We (Chris & I) knew that ultimately – the following criteria for the cover needed to be met:

• Legibility. You need be able to clearly identify the title and the text.

• Match the inside. It needs to be a tease — it can’t spoil the content, but should draw viewers in.

• Look good. Straightforward enough.

First off, let's talk legibility. We started off with black and white here. We were planning on using white text, so we knew immediately that a black and white photo would probably be the best option. Another thought on legibility would be text placement. Where would the text go?

Prior to our shooting dates, we selected three Jesuits for our potential cover images, which highlights a huge point. I’m a runner and gunner for sure, but you have to plan some of these things out. There have been times on a project where we didn’t do so and suffered the consequences for it. Think – incorrect crops for delivery, too busy for the layout, leading to a terrible photo. It happens.
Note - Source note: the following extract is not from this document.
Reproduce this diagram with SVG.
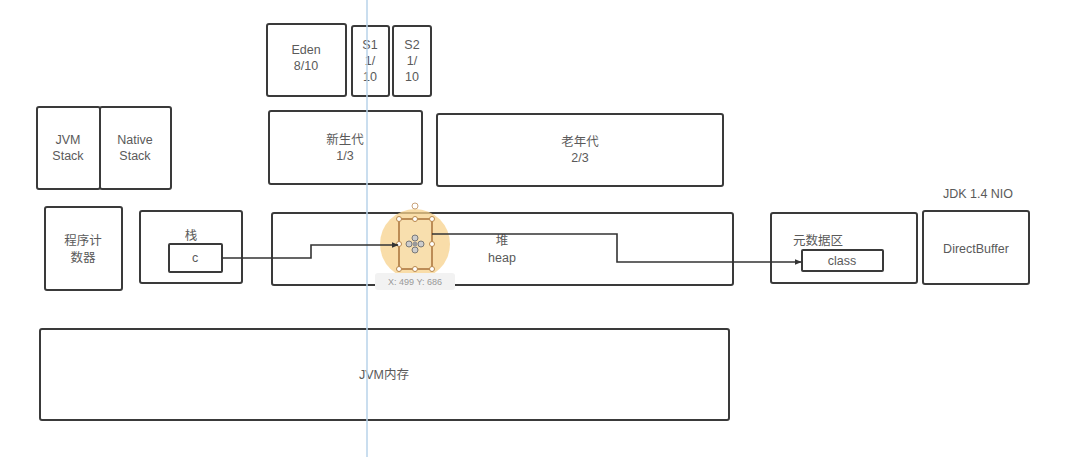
<svg xmlns="http://www.w3.org/2000/svg" width="1074" height="457" viewBox="0 0 1074 457">
<style>
.box{fill:#fff;stroke:#3a3a3a;stroke-width:2}
.t{font-family:"Liberation Sans","Noto Sans CJK SC",sans-serif;font-size:12.5px;fill:#5a5a5a;text-anchor:middle}
.conn{fill:none;stroke:#333;stroke-width:1.6}
.h{fill:#fff;stroke:#b8864a;stroke-width:1}
</style>
<defs>
<marker id="arr" viewBox="0 0 10 10" refX="9" refY="5" markerWidth="7" markerHeight="7" orient="auto" markerUnits="userSpaceOnUse">
<path d="M0,1 L10,5 L0,9 z" fill="#333"/>
</marker>
</defs>
<rect width="1074" height="457" fill="#fff"/>
<g id="eden"><rect class="box" x="267" y="24" width="79" height="72" rx="2"/><text class="t" x="306" y="54">Eden</text><text class="t" x="306" y="70">8/10</text></g>
<g id="s1"><rect class="box" x="352" y="26" width="37" height="70" rx="2"/><text class="t" x="370" y="49">S1</text><text class="t" x="370" y="65">1/</text><text class="t" x="370" y="81">10</text></g>
<g id="s2"><rect class="box" x="393" y="26" width="38" height="70" rx="2"/><text class="t" x="412" y="49">S2</text><text class="t" x="412" y="65">1/</text><text class="t" x="412" y="81">10</text></g>
<g id="jvmstack"><rect class="box" x="37" y="107" width="63" height="82" rx="2"/><text class="t" x="68" y="144">JVM</text><text class="t" x="68" y="160">Stack</text></g>
<g id="nativestack"><rect class="box" x="100" y="107" width="71" height="82" rx="2"/><text class="t" x="135" y="144">Native</text><text class="t" x="135" y="160">Stack</text></g>
<g id="young"><rect class="box" x="269" y="111" width="153" height="73" rx="2"/><text class="t" x="345" y="144">新生代</text><text class="t" x="345" y="160">1/3</text></g>
<g id="old"><rect class="box" x="437" y="114" width="286" height="72" rx="2"/><text class="t" x="580" y="146">老年代</text><text class="t" x="580" y="162">2/3</text></g>
<g id="pc"><rect class="box" x="45" y="207" width="77" height="83" rx="2"/><text class="t" x="83" y="245">程序计</text><text class="t" x="83" y="262">数器</text></g>
<g id="stack"><rect class="box" x="140" y="211" width="102" height="72" rx="2"/><text class="t" x="191" y="240">栈</text>
<rect class="box" x="169" y="244" width="53" height="28" rx="1"/><text class="t" x="195" y="262">c</text></g>
<g id="heap"><rect class="box" x="272" y="213" width="461" height="72" rx="2"/><text class="t" x="502" y="245">堆</text><text class="t" x="502" y="262">heap</text></g>
<g id="meta"><rect class="box" x="771" y="213" width="146" height="70" rx="2"/><text class="t" x="818" y="245">元数据区</text>
<rect class="box" x="802" y="250" width="81" height="21" rx="1"/><text class="t" x="842" y="265">class</text></g>
<g id="direct"><rect class="box" x="923" y="211" width="106" height="73" rx="2"/><text class="t" x="976" y="253">DirectBuffer</text></g>
<g id="nio"><text class="t" x="978" y="198">JDK 1.4 NIO</text></g>
<g id="jvmmem"><rect class="box" x="40" y="329" width="689" height="91" rx="2"/><text class="t" x="384" y="379">JVM内存</text></g>
<g id="guide"><line x1="367" y1="0" x2="367" y2="457" stroke="#b9d3ea" stroke-width="1.5"/></g>
<g id="selected">
<circle cx="415" cy="244" r="35" fill="#f7d28c" opacity="0.75"/>
<rect x="399" y="219" width="33" height="50" fill="#f8dfae" stroke="#a8713a" stroke-width="1.5"/>
<circle cx="415" cy="206" r="3" fill="#fff" stroke="#c9a37a"/>
<circle class="h" cx="399" cy="219" r="2.5"/><circle class="h" cx="415" cy="219" r="2.5"/><circle class="h" cx="432" cy="219" r="2.5"/>
<circle class="h" cx="399" cy="244" r="2.5"/><circle class="h" cx="432" cy="244" r="2.5"/>
<circle class="h" cx="399" cy="269" r="2.5"/><circle class="h" cx="415" cy="269" r="2.5"/><circle class="h" cx="432" cy="269" r="2.5"/>
<circle cx="415" cy="238" r="3" fill="#ccc" stroke="#777"/><circle cx="415" cy="250" r="3" fill="#ccc" stroke="#777"/>
<circle cx="409" cy="244" r="3" fill="#ccc" stroke="#777"/><circle cx="421" cy="244" r="3" fill="#ccc" stroke="#777"/>
<circle cx="415" cy="244" r="2.5" fill="#999"/>
<rect x="375" y="273" width="80" height="17" rx="3" fill="#f2f2f2"/>
<text x="415" y="285" font-family="Liberation Sans, sans-serif" font-size="9" fill="#999" text-anchor="middle">X: 499  Y: 686</text>
</g>
<g id="connectors">
<path class="conn" d="M222,258 H311 V245 H398" marker-end="url(#arr)"/>
<path class="conn" d="M432,234 H617 V262 H801" marker-end="url(#arr)"/>
</g>
</svg>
We started by saying that we would use a portrait. Not one that appears on the inside, but a separate, more focused one. We took a step back to add headroom, and dropped the backdrop light 2/3 of a stop to give us a nice, dark background.

And boom, we have a cover. Let me preface this by saying that the content is the most important, and if your content sucks, well…..

Now look again at Fr. Fulco’s portrait and his cover photo. You’ll notice the change in angle and the slight change in pose. I used that to make the cover more of a teaser, inviting image rather than an upfront exploration of his face.

Last, I think the photo looks good.

Ultimately, this exploration is designed to do one thing: make you realize you just need to think these things through.  Once you do that, the quality level of the projects you do will make an infinite amount of more sense.

And once things start making sense, your job as an image creator becomes so much easier.